The voluntary program was established by the National Board for Professional Teaching standards. Certification is achieved through a performance-based assessment that is designed to measure what accomplished teachers should know and be able to do, according to state officials. The process requires teachers to demonstrate how their activities, both inside and outside of the classroom, strengthen student performance and contribute to student achievement.

Officials say the process can take one to three years.

Ward said it took her the full three years. Pearl said she worked for two years on her certification.

Both teachers said the process focused on student achievement and agreed that one of the most difficult, yet rewarding, parts of the process was being videotaped while teaching.

"That was the most powerful part," Pearl said. "There is a lot of focus on the students in the video. You think you're doing it right, but you're wrong."

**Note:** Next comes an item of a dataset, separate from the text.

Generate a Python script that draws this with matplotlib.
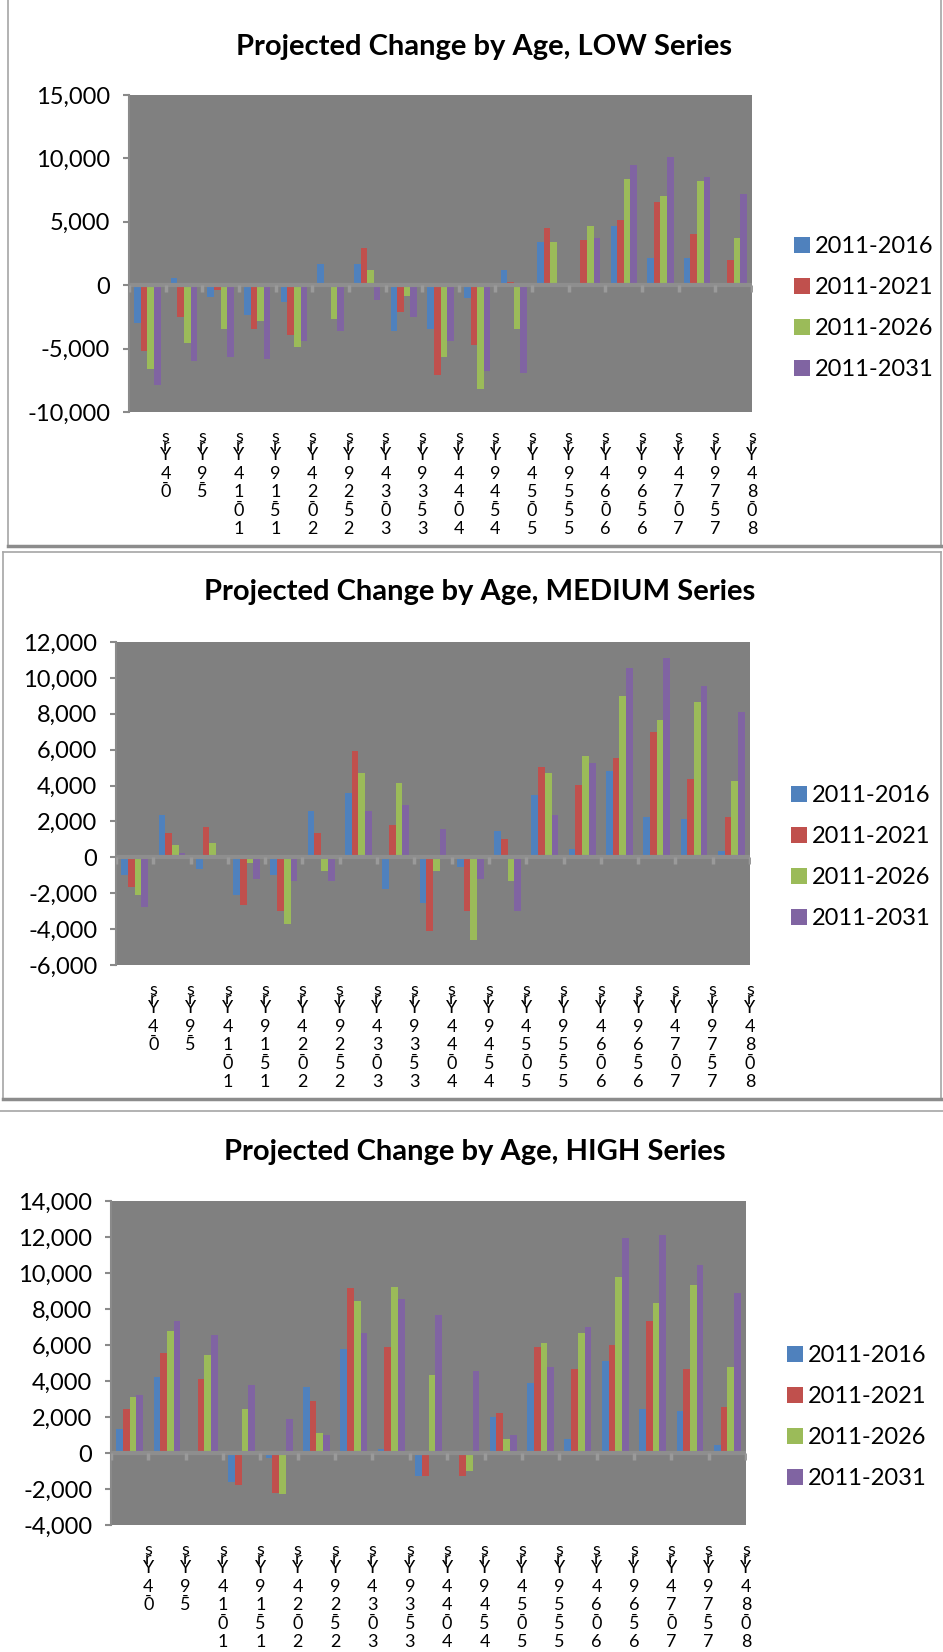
import numpy as np
import matplotlib.pyplot as plt
from matplotlib.lines import Line2D

plt.rcParams['font.family'] = ['Lato', 'DejaVu Sans']

# Dados (variação projetada por faixa etária)
ages = ['0-4 Yrs', '5-9 Yrs', '10-14 Yrs', '15-19 Yrs', '20-24 Yrs', '25-29 Yrs',
        '30-34 Yrs', '35-39 Yrs', '40-44 Yrs', '45-49 Yrs', '50-54 Yrs', '55-59 Yrs',
        '60-64 Yrs', '65-69 Yrs', '70-74 Yrs', '75-79 Yrs', '80-84 Yrs']
periods = ['2011-2016', '2011-2021', '2011-2026', '2011-2031']

low_2016 = [-2950, 530, -900, -2340, -1360, 1650, 1650, -3590, -3430, -1040, 1170, 3400, 200, 4680, 2130, 2130, 200]
low_2021 = [-5190, -2470, -400, -3430, -3910, -100, 2930, -2150, -7100, -4710, 240, 4520, 3540, 5160, 6600, 4040, 1970]
low_2026 = [-6600, -4550, -3430, -2790, -4870, -2630, 1170, -880, -5660, -8220, -3430, 3400, 4680, 8350, 7070, 8190, 3720]
low_2031 = [-7870, -5980, -5660, -5800, -4390, -3590, -1200, -2470, -4390, -6780, -6940, 130, 3720, 9470, 10110, 8510, 7230]

med_2016 = [-990, 2380, -660, -2120, -990, 2580, 3610, -1760, -2550, -540, 1460, 3480, 470, 4830, 2250, 2130, 360]
med_2021 = [-1650, 1370, 1700, -2660, -3000, 1370, 5940, 1820, -4100, -3000, 1010, 5060, 4040, 5510, 6970, 4380, 2250]
med_2026 = [-2120, 690, 810, -340, -3700, -750, 4720, 4160, -750, -4600, -1330, 4720, 5620, 8990, 7640, 8650, 4270]
med_2031 = [-2770, 240, 130, -1200, -1330, -1330, 2580, 2920, 1570, -1200, -3000, 2360, 5280, 10540, 11100, 9530, 8090]

high_2016 = [1360, 4230, -100, -1600, -300, 3680, 5790, 220, -1300, -100, 2000, 3900, 800, 5130, 2450, 2340, 460]
high_2021 = [2450, 5550, 4120, -1800, -2200, 2900, 9140, 5910, -1300, -1300, 2230, 5910, 4680, 6020, 7350, 4680, 2560]
high_2026 = [3120, 6800, 5460, 2450, -2300, 1110, 8470, 9250, 4350, -1000, 780, 6130, 6690, 9800, 8360, 9360, 4790]
high_2031 = [3230, 7350, 6570, 3790, 1890, 1000, 6690, 8580, 7690, 4570, 1000, 4790, 7020, 11920, 12110, 10470, 8900]

cores = ['#4F81BD', '#C0504D', '#9BBB59', '#8064A2']

W, H = 943, 1652
fig = plt.figure(figsize=(W / 100, H / 100), dpi=100)


def fx(px):
    return px / W


def fy(py):
    return 1 - py / H


# bordas dos painéis
def borda(x0, y0, x1, y1, lados):
    cor = '#A6A6A6'
    if 'l' in lados:
        fig.add_artist(Line2D([fx(x0), fx(x0)], [fy(y0), fy(y1)], color=cor, lw=1.2))
    if 'r' in lados:
        fig.add_artist(Line2D([fx(x1), fx(x1)], [fy(y0), fy(y1)], color=cor, lw=1.2))
    if 't' in lados:
        fig.add_artist(Line2D([fx(x0), fx(x1)], [fy(y0), fy(y0)], color=cor, lw=1.2))
    if 'b' in lados:
        fig.add_artist(Line2D([fx(x0), fx(x1)], [fy(y1), fy(y1)], color='#8C8C8C', lw=2.5))


borda(8, -5, 941, 546, 'lrb')
borda(3, 552, 941, 1099, 'lrtb')
borda(0, 1111, 943, 1660, 't')


def painel(caixa, titulo, tpos, series, ylim, passo, leg):
    l, t, r, b = caixa
    ax = fig.add_axes([fx(l), fy(b), fx(r - l), (b - t) / H])
    ax.set_facecolor('#808080')
    x = np.arange(len(ages))
    w = 0.18
    for j, vals in enumerate(series):
        ax.bar(x + (j - 1.5) * w, vals, w, color=cores[j], label=periods[j], zorder=2)
    ax.axhline(0, color='#8E8E8E', lw=3, zorder=3)
    bnd = np.arange(len(ages) + 1) - 0.5
    ax.plot(bnd, np.zeros_like(bnd), ls='none', marker=3, ms=5, mew=2.5, color='#9A9A9A', zorder=3)
    ax.set_xlim(-0.5, len(ages) - 0.5)
    ax.set_ylim(*ylim)
    ax.set_yticks(np.arange(ylim[0], ylim[1] + 1, passo))
    ax.yaxis.set_major_formatter(plt.FuncFormatter(lambda v, p: f'{int(v):,}'))
    ax.set_xticks([])
    for s in ['top', 'right', 'bottom']:
        ax.spines[s].set_visible(False)
    ax.spines['left'].set_color('#8A8A8A')
    ax.spines['left'].set_linewidth(1.5)
    ax.tick_params(axis='y', direction='out', length=4.5, width=1.5, color='#8A8A8A',
                   labelsize=17, pad=9)

    # rótulos empilhados (texto vertical do Excel, de baixo para cima)
    for i, lab in enumerate(ages):
        y = 12.0
        for ch in reversed(lab):
            if ch == ' ':
                continue
            if ch in 'r-':
                ax.annotate(ch, xy=(i + 0.5, 0), xycoords=('data', 'axes fraction'),
                            xytext=(0, -(y - 6.5)), textcoords='offset points',
                            ha='center', va='top', fontsize=13, annotation_clip=False)
                continue
            ax.annotate(ch, xy=(i + 0.5, 0), xycoords=('data', 'axes fraction'),
                        xytext=(0, -y), textcoords='offset points',
                        ha='center', va='top', fontsize=13, annotation_clip=False)
            y += 13.3

    fig.text(fx(tpos[0]), fy(tpos[1]), titulo, ha='center', va='center',
             fontsize=21, fontweight='bold')
    ax.legend(loc='center left', bbox_to_anchor=(fx(leg[0]), fy(leg[1])),
              bbox_transform=fig.transFigure, frameon=False, fontsize=17,
              handlelength=0.68, handleheight=0.68, handletextpad=0.2,
              labelspacing=0.85, borderpad=0, borderaxespad=0)
    return ax


painel((129, 95, 752, 412), 'Projected Change by Age, LOW Series', (484, 47),
       [low_2016, low_2021, low_2026, low_2031], (-10000, 15000), 5000, (794, 308))
painel((116, 642, 750, 965), 'Projected Change by Age, MEDIUM Series', (480, 592),
       [med_2016, med_2021, med_2026, med_2031], (-6000, 12000), 2000, (791, 857))
painel((111, 1201, 746, 1525), 'Projected Change by Age, HIGH Series', (475, 1152),
       [high_2016, high_2021, high_2026, high_2031], (-4000, 14000), 2000, (787, 1417))

fig.savefig('out.png', dpi=100)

Pearl said she noticed during the video that she wasn't giving her students enough time to think after asking them a question during class.

"By calling on someone, I was stopping their thinking," she said. "When you see the whole picture, it's very powerful."

Ward and Pearl said their reasons for seeking National Board Certification varied, but neither did it for the extra pay.

Ward said she wanted to prove to herself that she could meet the stringent standards.

"I knew if I could obtain this, it meant I was a good teacher," she said.

For Pearl, her certification was another professional development tool and a way for her to continue learning and improving as a teacher.

"Over and over, we see lifelong learners," said Carol Corwell-Martin, supervisor of professional development. "(This) is a group that really takes that notion to a very high degree."

Corwell-Martin said the teachers that are certified must look honestly at their teaching and find ways to improve.

The certification process is open to teachers with three years of classroom experience. The certificate is valid for 10 years and can be renewed.